Este hombre había desenterrado con sus manos decenas de cadáveres sepultados en fosas clandestinas. Decía que se le erizaba la piel solo de imaginar la forma en la que habían sido asesinados, solos, en mitad de la noche, de un tiro en la cabeza. El sábado lo mataron a él sin que tampoco pudiera defenderse. Miguel Ángel Jiménez, uno de los líderes comunitarios que se encargó de la búsqueda paralela a la de las autoridades de los 43 estudiantes de Iguala desaparecidos, fue ejecutado mientras conducía un taxi de su propiedad cerca de su pueblo natal, Xaltianguis, a 50 kilómetros de la ciudad turística de Acapulco, en el Pacífico mexicano.
Jiménez lideraba una organización compuesta por campesinos pobres y profesores de escuela que maniobran al margen de las autoridades, la Unión de Pueblos y Organizaciones del Estado de Guerrero (UPOEG).
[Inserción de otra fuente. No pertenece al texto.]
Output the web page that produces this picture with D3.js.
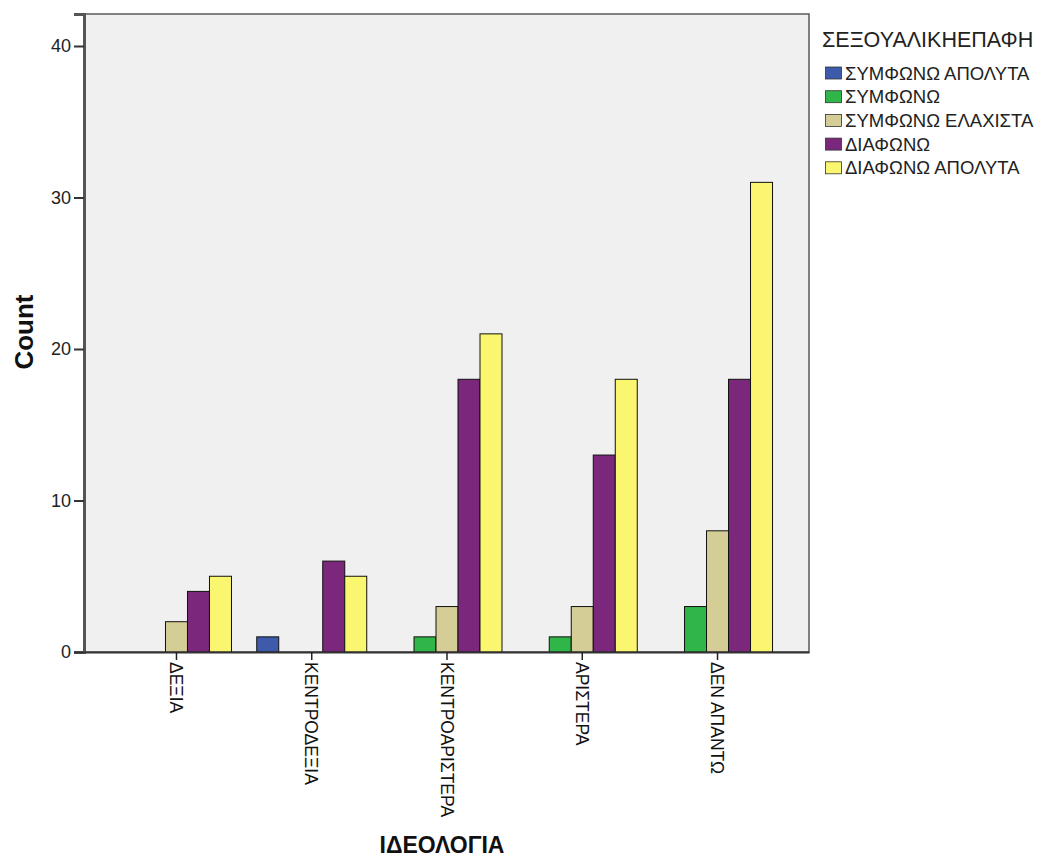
<!DOCTYPE html>
<html><head><meta charset="utf-8">
<script src="https://cdn.jsdelivr.net/npm/d3@7"></script>
<style>body{margin:0;background:#fff}svg{display:block;font-family:Arial,"Liberation Sans",sans-serif}</style>
</head><body><svg id="c" width="1050" height="859"></svg>
<script>
const categories = ["ΔΕΞΙΑ","ΚΕΝΤΡΟΔΕΞΙΑ","ΚΕΝΤΡΟΑΡΙΣΤΕΡΑ","ΑΡΙΣΤΕΡΑ","ΔΕΝ ΑΠΑΝΤΩ"];
const seriesNames = ["ΣΥΜΦΩΝΩ ΑΠΟΛΥΤΑ","ΣΥΜΦΩΝΩ","ΣΥΜΦΩΝΩ ΕΛΑΧΙΣΤΑ","ΔΙΑΦΩΝΩ","ΔΙΑΦΩΝΩ ΑΠΟΛΥΤΑ"];
const symfonoApolyta   = [0,1,0,0,0];
const symfono          = [0,0,1,1,3];
const symfonoElaxista  = [2,0,3,3,8];
const diafono          = [4,6,18,13,18];
const diafonoApolyta   = [5,5,21,18,31];
const yTicks = [0,10,20,30,40];
const colors = ["#3D5AAB","#2FB548","#D4CD95","#7B287C","#FBF66F"];
const legendTitle = "ΣΕΞΟΥΑΛΙΚΗΕΠΑΦΗ";
const xTitle = "ΙΔΕΟΛΟΓΙΑ", yTitle = "Count";

const seriesValues = [symfonoApolyta, symfono, symfonoElaxista, diafono, diafonoApolyta];
const svg = d3.select("#c");
const L=84, R=809, T=14, B=652;
const x = d3.scalePoint().domain(categories).range([L,R]).padding(0.68);
const y = d3.scaleLinear().domain([0, 40*(B-T)/(B-46)]).range([B,T]);
const xs = d3.scaleBand().domain(seriesNames).range([-55,55]).padding(0);

svg.append("rect").attr("x",L).attr("y",T).attr("width",R-L).attr("height",B-T)
  .attr("fill","#F0F0F0").attr("stroke","#5a5a5a").attr("stroke-width",1.5);

const g = svg.append("g");
seriesNames.forEach((s,si)=>{
  g.selectAll(null).data(categories).enter().append("rect")
    .attr("x",(c)=>x(c)+xs(s)+0.5)
    .attr("y",(c,i)=>y(seriesValues[si][i]))
    .attr("width",xs.bandwidth())
    .attr("height",(c,i)=>B-y(seriesValues[si][i]))
    .attr("fill",colors[si]).attr("stroke","#111").attr("stroke-width",1);
});

// y axis
const ya = svg.append("g").attr("transform",`translate(${L},0)`)
  .call(d3.axisLeft(y).tickValues(yTicks).tickSize(10).tickPadding(3));
ya.select(".domain").attr("stroke","#555").attr("stroke-width",3);
ya.selectAll(".tick line").attr("stroke","#333").attr("stroke-width",2);
ya.selectAll(".tick text").attr("font-size",18).attr("fill","#222").attr("font-family","Arial,'Liberation Sans',sans-serif");

// x axis
const xa = svg.append("g").attr("transform",`translate(0,${B})`)
  .call(d3.axisBottom(x).tickSize(8).tickSizeOuter(0));
xa.select(".domain").attr("stroke","#333").attr("stroke-width",2);
xa.selectAll(".tick line").attr("stroke","#222").attr("stroke-width",1.5);
xa.selectAll(".tick text").attr("font-size",17.5).attr("fill","#111")
  .attr("font-family","Arial,'Liberation Sans',sans-serif")
  .attr("transform","rotate(90)").attr("text-anchor","start")
  .attr("x",10).attr("y",0).attr("dy","0.36em");

svg.append("text").attr("transform","translate(33,332) rotate(-90)").attr("text-anchor","middle")
  .attr("font-weight","bold").attr("font-size",26).attr("fill","#111").text(yTitle);
svg.append("text").attr("x",442).attr("y",853).attr("text-anchor","middle")
  .attr("font-weight","bold").attr("font-size",23).attr("fill","#111").text(xTitle);

// legend
const lg = svg.append("g");
lg.append("text").attr("x",822).attr("y",47).attr("font-size",21.5).attr("fill","#222").text(legendTitle);
seriesNames.forEach((s,i)=>{
  const yy = 73 + i*23.7;
  lg.append("rect").attr("x",825.5).attr("y",yy-6).attr("width",16).attr("height",12)
    .attr("fill",colors[i]).attr("stroke","#333").attr("stroke-width",0.8);
  lg.append("text").attr("x",845).attr("y",yy+6.5).attr("font-size",18.5).attr("fill","#222").text(s);
});
</script></body></html>
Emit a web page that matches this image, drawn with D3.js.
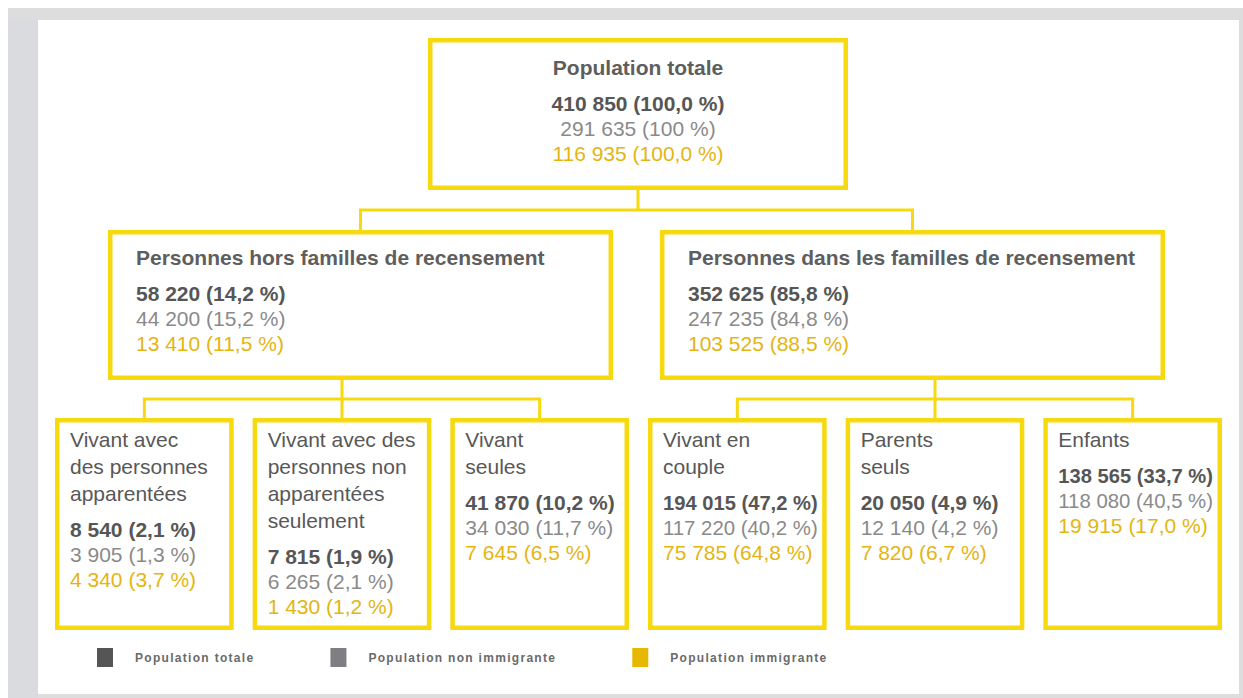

Sus miembros tienen derecho a portar armas cortas y se ocupan de la seguridad y el orden público en municipios donde apenas hay rastro del Gobierno mexicano. En ocasiones la única ley es la del crimen organizado, atraído a estas tierras por los extensos cultivos de marihuana y opio que pueblan la zona.
La policía y la fiscalía local se presentaron en la escena del crimen -el interior de un taxi aparcado en un lugar con un nombre tan aséptico como Poblado kilómetro 48- pero fueron sus familiares quienes se llevaron el cuerpo del lugar para darle sepultura. Según el periódico Reforma, había sido amenazado de muerte después de que su grupo de autodefensa se hubiera dividido. Jiménez acusaba a la nueva facción, liderada por Plácido Macedo, de estar a sueldo del narco.
Jiménez había sido amenazado por el nuevo grupo de autodefensas creado en Guerrero. Él les había acusado de colaborar con el crimen organizado
Días después de la desaparición de los 43 estudiantes, de la que se cumple un año dentro un mes, Jiménez se instaló con tiendas de campaña en el centro de la ciudad de Iguala con medio centenar de voluntarios. En su mayoría jornaleros en chanclas y sombrero. Con camionetas y machetes que les facilitaban los vecinos, los hombres se echaban al monte en busca de los alumnos de la escuela de Ayotzinapa, desaparecidos desde que se enfrentaron a policías y narcotraficantes del municipio.
Nunca dieron con ellos, pero los miembros de la organización se encontraron por el camino con unos cerros repletos de cadáveres anónimos. EL PAÍS acompañó a Jiménez en una de estas expediciones. Con picos, palas y hasta con las uñas cavaban en la tierra hasta abrir las fosas ocultas. Dentro hallaban los restos de personas desaparecidas a manos del crimen organizado. El líder comunitario relataba así cómo imaginaba los últimos momentos de las víctimas que eran arrastradas hasta el lugar para encontrarse con la muerte: " Los obligaban a cavar su propia tumba. Imagínese usted aquí en medio de la oscuridad sabiendo que se lo van echar. Se me pone la piel chinita de pensarlo".